Written request =>
Reproduce the material word for word; the images stay out.

Source data =>
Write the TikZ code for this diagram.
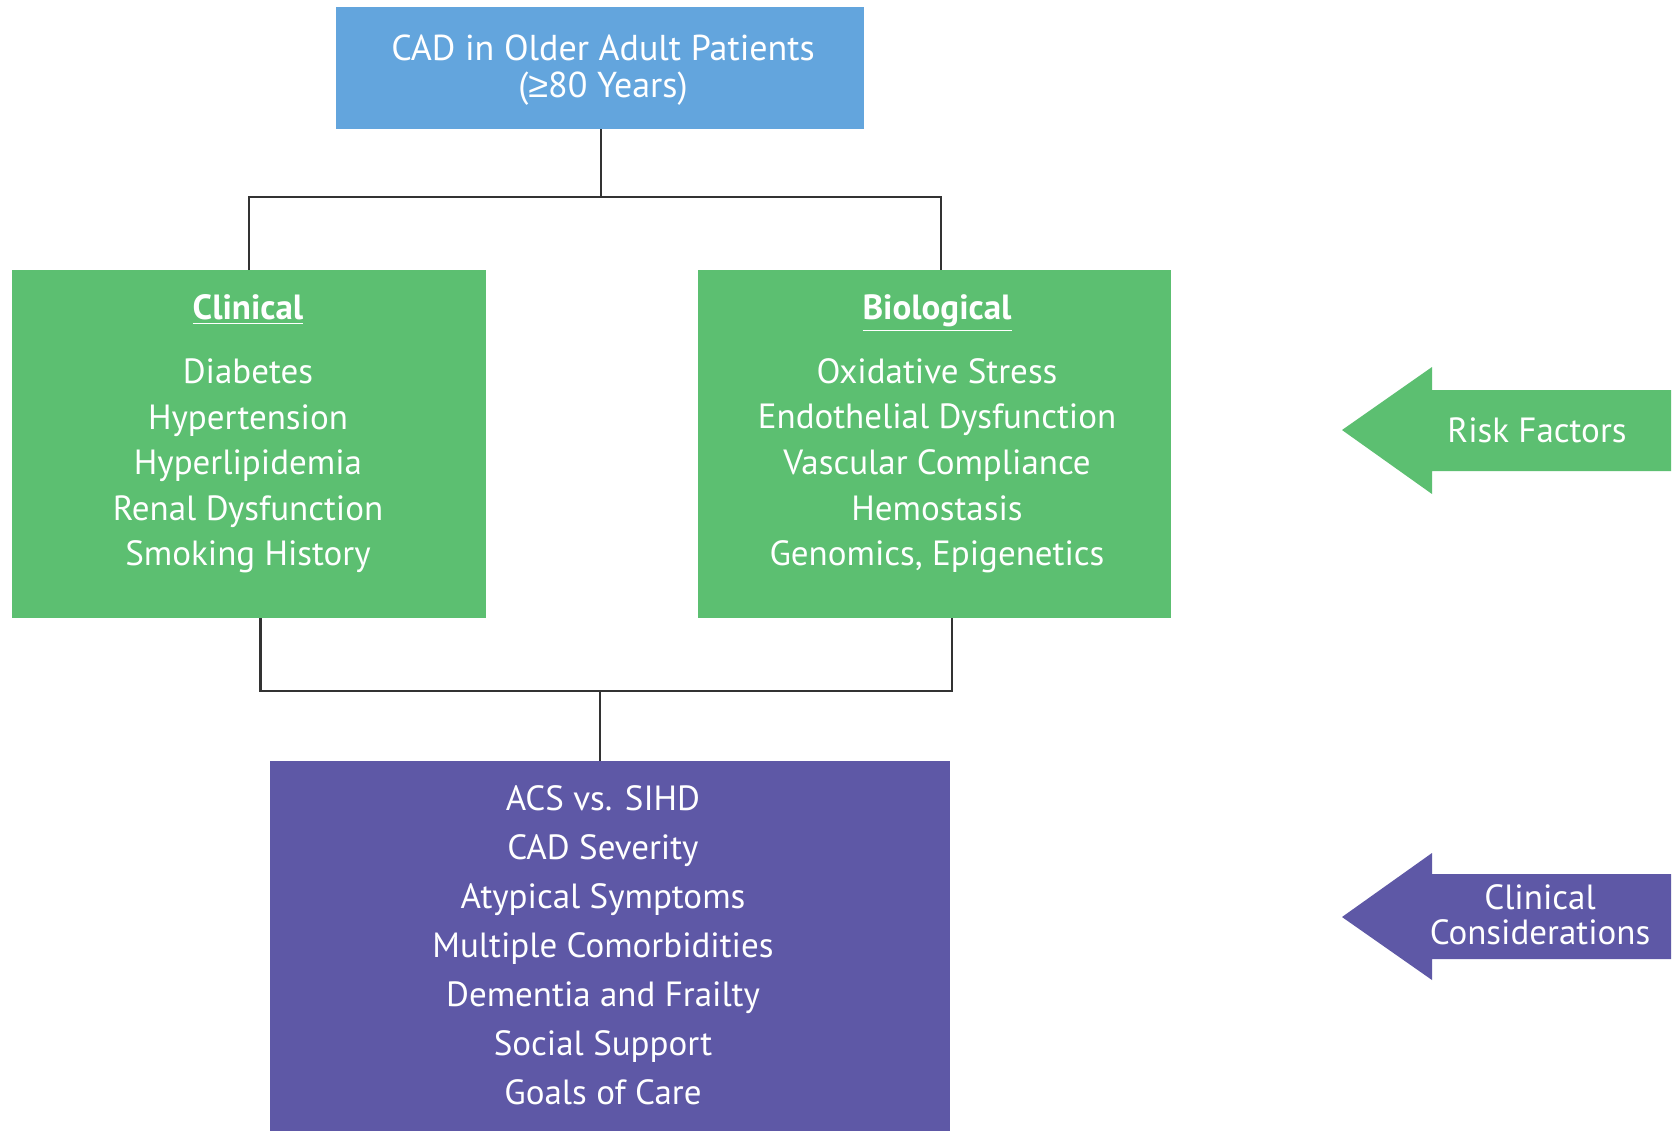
\documentclass[tikz,border=0pt]{standalone}
\usepackage{fontspec}
\setmainfont{PT Sans}
\newfontfamily\symfont{Liberation Sans}
\usepackage{tikz}
\usetikzlibrary{shapes,arrows,positioning,calc}

\definecolor{topblue}{HTML}{63A5DD}
\definecolor{riskgreen}{HTML}{5CBF71}
\definecolor{clinpurple}{HTML}{5E58A6}
\definecolor{linkgray}{HTML}{333333}

\begin{document}
\begin{tikzpicture}[x=0.5pt,y=-0.5pt,
	box/.style={draw=none,inner sep=0pt},
	boxtxt/.style={text=white,align=center,inner sep=0pt},
	link/.style={draw=linkgray,line width=1.4pt}]
\useasboundingbox (0,0) rectangle (1674,1131);
\fill[white] (0,0) rectangle (1674,1131);

% boxes
\node[box,fill=topblue,minimum width=264pt,minimum height=61pt] (top) at (600,68) {};
\node[box,fill=riskgreen,minimum width=237pt,minimum height=174pt] (clin) at (249,444) {};
\node[box,fill=riskgreen,minimum width=236.5pt,minimum height=174pt] (bio) at (934.5,444) {};
\node[box,fill=clinpurple,minimum width=340pt,minimum height=185pt] (cons) at (610,946) {};

% texts
\node[boxtxt,font=\fontsize{18}{18.5}\selectfont] (toptxt) at (603,70) {CAD in Older Adult Patients\\({\symfont ≥}80 Years)};
\node[boxtxt,font=\fontsize{17.5}{22.8}\selectfont] (clintxt) at (248,434)
	{\underline{\textbf{Clinical}}\\[9pt]Diabetes\\Hypertension\\Hyperlipidemia\\Renal Dysfunction\\Smoking History};
\node[boxtxt,font=\fontsize{17.5}{22.8}\selectfont] (biotxt) at (937,434)
	{\underline{\textbf{Biological}}\\[9pt]Oxidative Stress\\Endothelial Dysfunction\\Vascular Compliance\\Hemostasis\\Genomics, Epigenetics};
\node[boxtxt,font=\fontsize{17.5}{24.5}\selectfont] (constxt) at (603,945)
	{ACS vs. SIHD\\CAD Severity\\Atypical Symptoms\\Multiple Comorbidities\\Dementia and Frailty\\Social Support\\Goals of Care};

% connectors
\coordinate (jtop) at (601,197);
\coordinate (jbot) at (600,691);
\draw[link] (top.south -| jtop) -- (jtop);
\draw[link] (clin.north) |- (jtop) -| ([xshift=3.2pt]bio.north);
\draw[link] ([xshift=5.7pt]clin.south) |- (jbot) -| ([xshift=8.7pt]bio.south);
\draw[link] (jbot) -- (cons.north -| jbot);

% side arrows
\fill[riskgreen] (1342,430) -- (1432,367) -- (1432,390) -- (1671,390) -- (1671,471) -- (1432,471) -- (1432,494) -- cycle;
\node[boxtxt,font=\fontsize{17.5}{17.5}\selectfont] (risk) at (1537,430) {Risk Factors};
\fill[clinpurple] (1342,917) -- (1432,853) -- (1432,874) -- (1671,874) -- (1671,959) -- (1432,959) -- (1432,980) -- cycle;
\node[boxtxt,font=\fontsize{17.5}{17.5}\selectfont] (consider) at (1540,915) {Clinical\\Considerations};
\end{tikzpicture}
\end{document}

Result of this exercise =>
Write the TikZ code for this diagram.
\documentclass[tikz,border=0pt]{standalone}
\usepackage{fontspec}
\setmainfont{PT Sans}
\newfontfamily\symfont{Liberation Sans}
\usepackage{tikz}
\usetikzlibrary{shapes,arrows,positioning,calc}

\definecolor{topblue}{HTML}{63A5DD}
\definecolor{riskgreen}{HTML}{5CBF71}
\definecolor{clinpurple}{HTML}{5E58A6}
\definecolor{linkgray}{HTML}{333333}

\begin{document}
\begin{tikzpicture}[x=0.5pt,y=-0.5pt,
	box/.style={draw=none,inner sep=0pt},
	boxtxt/.style={text=white,align=center,inner sep=0pt},
	link/.style={draw=linkgray,line width=1.4pt}]
\useasboundingbox (0,0) rectangle (1674,1131);
\fill[white] (0,0) rectangle (1674,1131);

% boxes
\node[box,fill=topblue,minimum width=264pt,minimum height=61pt] (top) at (600,68) {};
\node[box,fill=riskgreen,minimum width=237pt,minimum height=174pt] (clin) at (249,444) {};
\node[box,fill=riskgreen,minimum width=236.5pt,minimum height=174pt] (bio) at (934.5,444) {};
\node[box,fill=clinpurple,minimum width=340pt,minimum height=185pt] (cons) at (610,946) {};

% texts
\node[boxtxt,font=\fontsize{18}{18.5}\selectfont] (toptxt) at (603,70) {CAD in Older Adult Patients\\({\symfont ≥}80 Years)};
\node[boxtxt,font=\fontsize{17.5}{22.8}\selectfont] (clintxt) at (248,434)
	{\underline{\textbf{Clinical}}\\[9pt]Diabetes\\Hypertension\\Hyperlipidemia\\Renal Dysfunction\\Smoking History};
\node[boxtxt,font=\fontsize{17.5}{22.8}\selectfont] (biotxt) at (937,434)
	{\underline{\textbf{Biological}}\\[9pt]Oxidative Stress\\Endothelial Dysfunction\\Vascular Compliance\\Hemostasis\\Genomics, Epigenetics};
\node[boxtxt,font=\fontsize{17.5}{24.5}\selectfont] (constxt) at (603,945)
	{ACS vs. SIHD\\CAD Severity\\Atypical Symptoms\\Multiple Comorbidities\\Dementia and Frailty\\Social Support\\Goals of Care};

% connectors
\coordinate (jtop) at (601,197);
\coordinate (jbot) at (600,691);
\draw[link] (top.south -| jtop) -- (jtop);
\draw[link] (clin.north) |- (jtop) -| ([xshift=3.2pt]bio.north);
\draw[link] ([xshift=5.7pt]clin.south) |- (jbot) -| ([xshift=8.7pt]bio.south);
\draw[link] (jbot) -- (cons.north -| jbot);

% side arrows
\fill[riskgreen] (1342,430) -- (1432,367) -- (1432,390) -- (1671,390) -- (1671,471) -- (1432,471) -- (1432,494) -- cycle;
\node[boxtxt,font=\fontsize{17.5}{17.5}\selectfont] (risk) at (1537,430) {Risk Factors};
\fill[clinpurple] (1342,917) -- (1432,853) -- (1432,874) -- (1671,874) -- (1671,959) -- (1432,959) -- (1432,980) -- cycle;
\node[boxtxt,font=\fontsize{17.5}{17.5}\selectfont] (consider) at (1540,915) {Clinical\\Considerations};
\end{tikzpicture}
\end{document}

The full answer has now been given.